A conversion of the Swiss Francs credits into the Romanian currency (lei) at the historical rate would generate 5.7 billion lei in losses (0.8 pct of the Gross Domestic Product), and the conversion of all credits in foreign currency (Francs plus Euros) at the historical rate of the moment they were granted, would generate 9.8 billion lei in losses (1.4 pct of the GDP), on Friday said the National Bank of Romania (BNR)’s governor, Mugur Isarescu (photo) in a press conference on the issues generated by the Swiss Franc’s soaring.
‘Who is going to support all these losses? Mr.
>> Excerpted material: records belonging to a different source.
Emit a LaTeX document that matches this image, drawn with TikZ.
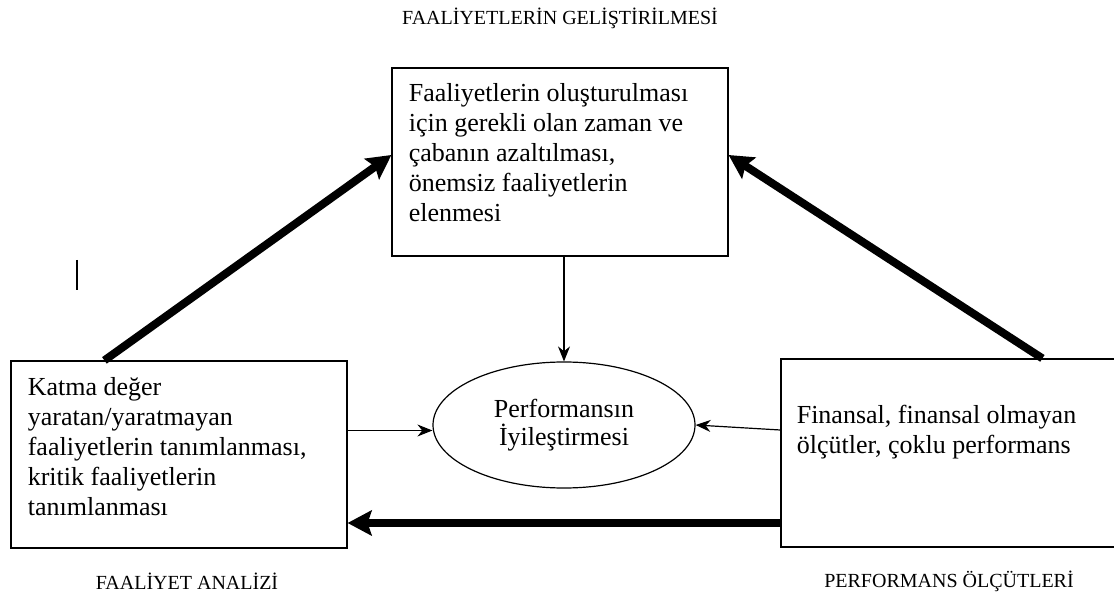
\documentclass[tikz,border=0pt]{standalone}
\usepackage{fontspec}
\setmainfont{Liberation Serif}
\usetikzlibrary{arrows.meta,shapes.geometric}
\tikzset{
	kutu/.style={draw, line width=0.6pt, inner sep=0pt},
	yazi/.style={inner sep=0pt, anchor=north west, align=left, font=\fontsize{13}{15}\selectfont},
	baslik/.style={inner sep=0pt, font=\fontsize{10}{12}\selectfont},
	ince/.style={line width=0.6pt, -{Stealth[length=7.5pt, width=6pt]}},
	kalin/.style={line width=4pt, -{Stealth[length=12pt, width=12.5pt, inset=2pt]}}
}

\begin{document}
\begin{tikzpicture}[x=0.5pt, y=0.5pt]
			%%%%% START %%%%%
			\useasboundingbox (0, 0) rectangle (1114, 595);
			
			\node[baslik] (bas) at (560, 577) {FAALİYETLERİN GELİŞTİRİLMESİ};
			\node[baslik] (anabas) at (187, 14) {FAALİYET ANALİZİ};
			\node[baslik] (olcbas) at (949, 14) {PERFORMANS ÖLÇÜTLERİ};
			
			\node[kutu, minimum width=168pt, minimum height=94pt] (gel) at (560, 433) {};
			\node[kutu, minimum width=168pt, minimum height=93.5pt] (ana) at (179, 140.5) {};
			\node[kutu, minimum width=168.5pt, minimum height=94pt] (olc) at (949.5, 142) {};
			\node[draw, ellipse, line width=0.6pt, inner sep=0pt, minimum width=131pt, minimum height=63pt, align=center, font=\fontsize{13}{14}\selectfont] (perf) at (564, 170) {Performansın\\İyileştirmesi};
			
			\node[yazi] (gelyazi) at ([xshift=8.5pt, yshift=-8pt]gel.north west) {Faaliyetlerin oluşturulması\\için gerekli olan zaman ve\\çabanın azaltılması,\\önemsiz faaliyetlerin\\elenmesi};
			\node[yazi] (anayazi) at ([xshift=8.5pt, yshift=-8.5pt]ana.north west) {Katma değer\\yaratan/yaratmayan\\faaliyetlerin tanımlanması,\\kritik faaliyetlerin\\tanımlanması};
			\node[yazi] (olcyazi) at ([xshift=8pt, yshift=-23pt]olc.north west) {Finansal, finansal olmayan\\ölçütler, çoklu performans};
			
			\draw[line width=1pt] (77, 335) -- (77, 305);
			
			\draw[ince] (gel.south -| perf.north) -- (perf.north);
			\draw[ince] ([yshift=12pt]ana.east) -- ([yshift=12pt]ana.east -| perf.west);
			\draw[ince] ([yshift=11.5pt]olc.west) -- (perf.east);
			
			\draw[kalin] ([xshift=47pt]ana.north west) -- ([yshift=3.5pt]gel.west);
			\draw[kalin] ([xshift=131pt]olc.north west) -- ([yshift=3.5pt]gel.east);
			\draw[kalin] ([yshift=-35pt]olc.west) -- ([yshift=-35pt]olc.west -| ana.east);
			
			%%%%% END %%%%%
\end{tikzpicture}
\end{document}
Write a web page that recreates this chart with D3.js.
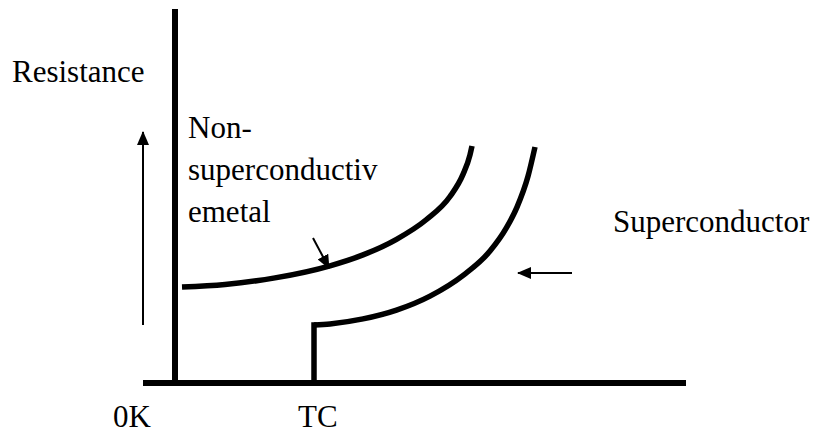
<!DOCTYPE html>
<html>
<head>
<meta charset="utf-8">
<script src="https://cdn.jsdelivr.net/npm/d3@7"></script>
<style>
  html, body { margin:0; padding:0; background:#fff; }
</style>
</head>
<body>
<div id="chart"></div>
<script>
// ---- data (temperature T, resistance R, arbitrary units) ----
const nonSuperT = [1.4, 10, 20, 31, 37.6, 44.3, 50.3, 55, 57.6, 59, 59.4];
const nonSuperR = [38.4, 39.44, 42.04, 46.88, 51.24, 57.48, 65.4, 74.6, 83.44, 91.28, 94.8];

const tc = 27.8;                       // critical temperature
const superT = [27.8, 31, 37.6, 44.3, 51, 57.7, 63, 66.3, 68.4, 70.6, 72];
const superR = [23.2, 23.64, 25.64, 29.16, 34.76, 43.16, 52.76, 62.12, 70.36, 82.68, 94.4];

const axisT = [-6.4, 102.2];           // extent of temperature axis
const axisR = [-1.2, 149.6];           // extent of resistance axis

const tickLabels = [{t:0, text:"0K", dx:-62}, {t:tc, text:"TC", dx:-16}];

// annotation arrows: [from, to] in data units
const arrows = [
  {from:[-6.4, 23.2], to:[-6.4, 100.4], w:2},
  {from:[27.6, 58],   to:[30.8, 46],    w:2},
  {from:[79.4, 44],   to:[68.6, 44],    w:2}
];

const notes = [
  {t:-32.6, r:120.4, lines:["Resistance"]},
  {t:2.6,   r:98,    lines:["Non-", "superconductiv", "emetal"]},
  {t:87.6,  r:60.4,  lines:["Superconductor"]}
];

// ---- setup ----
const width = 818, height = 436;
const FONT = '"Liberation Serif", "Times New Roman", Times, serif';
const x = d3.scaleLinear().domain([0, 100]).range([175, 675]);
const y = d3.scaleLinear().domain([0, 100]).range([383, 133]);

const svg = d3.select("#chart").append("svg")
  .attr("width", width).attr("height", height);

svg.append("defs").append("marker")
  .attr("id", "head")
  .attr("markerUnits", "userSpaceOnUse")
  .attr("viewBox", "0 -6 14 12")
  .attr("refX", 13).attr("refY", 0)
  .attr("markerWidth", 14).attr("markerHeight", 12)
  .attr("orient", "auto")
  .append("path")
  .attr("d", "M0,-6L14,0L0,6Z")
  .attr("fill", "#000");

// ---- axes ----
svg.append("line")
  .attr("x1", x(axisT[0])).attr("x2", x(axisT[1]))
  .attr("y1", y(0)).attr("y2", y(0))
  .attr("stroke", "#000").attr("stroke-width", 6);

svg.append("line")
  .attr("x1", x(0)).attr("x2", x(0))
  .attr("y1", y(axisR[0])).attr("y2", y(axisR[1]))
  .attr("stroke", "#000").attr("stroke-width", 6);

// ---- curves ----
const line = d3.line()
  .x(d => x(d[0])).y(d => y(d[1]))
  .curve(d3.curveMonotoneX);

svg.append("path")
  .datum(d3.zip(nonSuperT, nonSuperR))
  .attr("d", line)
  .attr("fill", "none").attr("stroke", "#000").attr("stroke-width", 5.5);

// superconductor: vertical drop at Tc then the curve
svg.append("line")
  .attr("x1", x(tc)).attr("x2", x(tc))
  .attr("y1", y(0)).attr("y2", y(superR[0]))
  .attr("stroke", "#000").attr("stroke-width", 5.5)
  .attr("stroke-linecap", "square");

svg.append("path")
  .datum(d3.zip(superT, superR))
  .attr("d", line)
  .attr("fill", "none").attr("stroke", "#000").attr("stroke-width", 5.5);

// ---- arrows ----
svg.selectAll("line.arrow")
  .data(arrows)
  .enter().append("line")
  .attr("class", "arrow")
  .attr("x1", d => x(d.from[0])).attr("y1", d => y(d.from[1]))
  .attr("x2", d => x(d.to[0])).attr("y2", d => y(d.to[1]))
  .attr("stroke", "#000").attr("stroke-width", d => d.w)
  .attr("marker-end", "url(#head)");

// ---- tick labels ----
svg.selectAll("text.tick")
  .data(tickLabels)
  .enter().append("text")
  .attr("class", "tick")
  .attr("x", d => x(d.t) + d.dx)
  .attr("y", 427)
  .attr("font-family", FONT).attr("font-size", 31)
  .text(d => d.text);

// ---- notes ----
notes.forEach(n => {
  const t = svg.append("text").attr("x", x(n.t)).attr("y", y(n.r))
    .attr("font-family", FONT).attr("font-size", 31);
  n.lines.forEach((s, i) => {
    t.append("tspan").attr("x", x(n.t)).attr("dy", i ? 42 : 0).text(s);
  });
});
</script>
</body>
</html>
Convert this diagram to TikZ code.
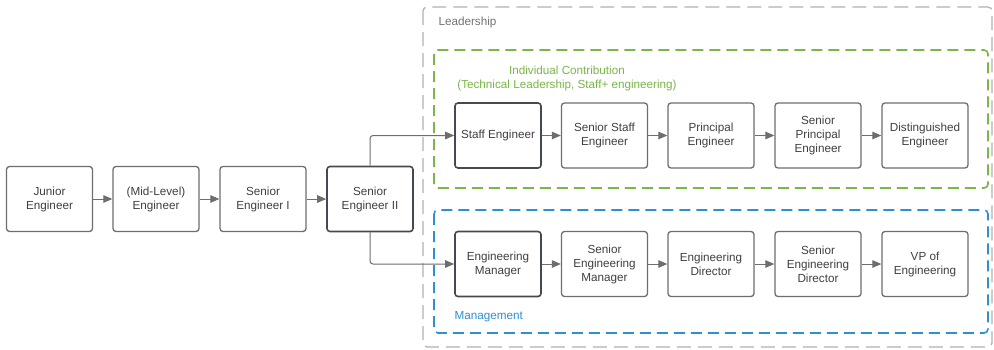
\documentclass[tikz,border=0pt]{standalone}
\usepackage{fontspec}
\setmainfont{Liberation Sans}
\usetikzlibrary{arrows.meta, positioning}
\tikzset{>=stealth}
\definecolor{icgreen}{HTML}{7AB648}
\definecolor{mgblue}{HTML}{2F8FD0}
\definecolor{boxline}{HTML}{6E6E6E}
\definecolor{keyline}{HTML}{454A52}
\definecolor{txtgray}{HTML}{404040}
\tikzset{
  role/.style={draw=boxline, line width=1.3pt, rounded corners=3pt, fill=white,
    minimum width=86pt, minimum height=65pt, inner sep=0pt, align=center,
    text=txtgray, font=\fontsize{11.7}{14}\selectfont},
  keyrole/.style={role, draw=keyline, line width=1.6pt},
  conn/.style={draw=boxline, line width=1pt, -{Triangle[length=9pt,width=7.5pt]}},
  group/.style={rounded corners=4pt, line width=1.6pt},
  grouplabel/.style={font=\fontsize{11.7}{14}\selectfont, align=center}
}
\begin{document}
\begin{tikzpicture}[x=1pt, y=-1pt]

            \fill[white] (0,0) rectangle (994,349);
            \useasboundingbox (0,0) rectangle (994,349);

            % groups
            \draw[group, draw=black!30, line width=1.3pt, dash pattern=on 14pt off 7pt] (423,7) rectangle (992,347);
            \draw[group, draw=icgreen, dash pattern=on 11pt off 6pt] (434,50) rectangle (988,188);
            \draw[group, draw=mgblue, dash pattern=on 11pt off 6pt] (434,210) rectangle (988,333);

            \node[grouplabel, text=black!55, anchor=west] (lead) at (435,22) {Leadership};
            \node[grouplabel, text=icgreen] (ic) at (567,78.5) {Individual Contribution\\(Technical Leadership, Staff+ engineering)};
            \node[grouplabel, text=mgblue, anchor=west] (mg) at (451,317) {Management};

            % engineer track
            \node[role] (je) at (49.5,199) {Junior\\Engineer};
            \node[role] (me) at (156,199) {(Mid-Level)\\Engineer};
            \node[role] (se1) at (263,199) {Senior\\Engineer I};
            \node[keyrole] (se2) at (370,199) {Senior\\Engineer II};

            % individual contribution
            \node[keyrole] (st) at (498,135.5) {Staff Engineer};
            \node[role] (sst) at (604.5,135.5) {Senior Staff\\Engineer};
            \node[role] (pe) at (711,135.5) {Principal\\Engineer};
            \node[role] (spe) at (818,135.5) {Senior\\Principal\\Engineer};
            \node[role] (de) at (925,135.5) {Distinguished\\Engineer};

            % management
            \node[keyrole] (em) at (498,264) {Engineering\\Manager};
            \node[role] (sem) at (604.5,264) {Senior\\Engineering\\Manager};
            \node[role] (ed) at (711,264) {Engineering\\Director};
            \node[role] (sed) at (818,264) {Senior\\Engineering\\Director};
            \node[role] (vp) at (925,264) {VP of\\Engineering};

            \draw[conn] (je)--(me);
            \draw[conn] (me)--(se1);
            \draw[conn] (se1)--(se2);
            \draw[conn, rounded corners=3pt] (se2.north) |- (st.west);
            \draw[conn, rounded corners=3pt] (se2.south) |- (em.west);
            \draw[conn] (st)--(sst);
            \draw[conn] (sst)--(pe);
            \draw[conn] (pe)--(spe);
            \draw[conn] (spe)--(de);
            \draw[conn] (em)--(sem);
            \draw[conn] (sem)--(ed);
            \draw[conn] (ed)--(sed);
            \draw[conn] (sed)--(vp);
            \end{tikzpicture}
\end{document}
Piperea perhaps (lawyer Gheorghe Piperea – editor’s note)!” the BNR governor asked rhetorically.
The central bank’s chief presented a series of calculations regarding the credits’ conversion, of which results that a conversion carried out at the historical rate plus 30 pct would mean total losses of 3.9 billion lei (0.5 pct of the GDP), in case of all the credits in Swiss Francs, and 4.2 billion lei (0.6 pct of the GDP) in case of all credits in Swiss Francs and Euros.
Mugur Isarescu warned that, in case of a credits’ conversion at historical rate, three or four banks in the system would need significant capital infusions, in which case the bank could sue the state to recover its money.
‘We had a problem with a small bank, which represented 0.5 pct of the system, the Bank of Cyprus, and we’ve learned what the contagiousness effect means,’ Isarescu explained quoted by Agerpres.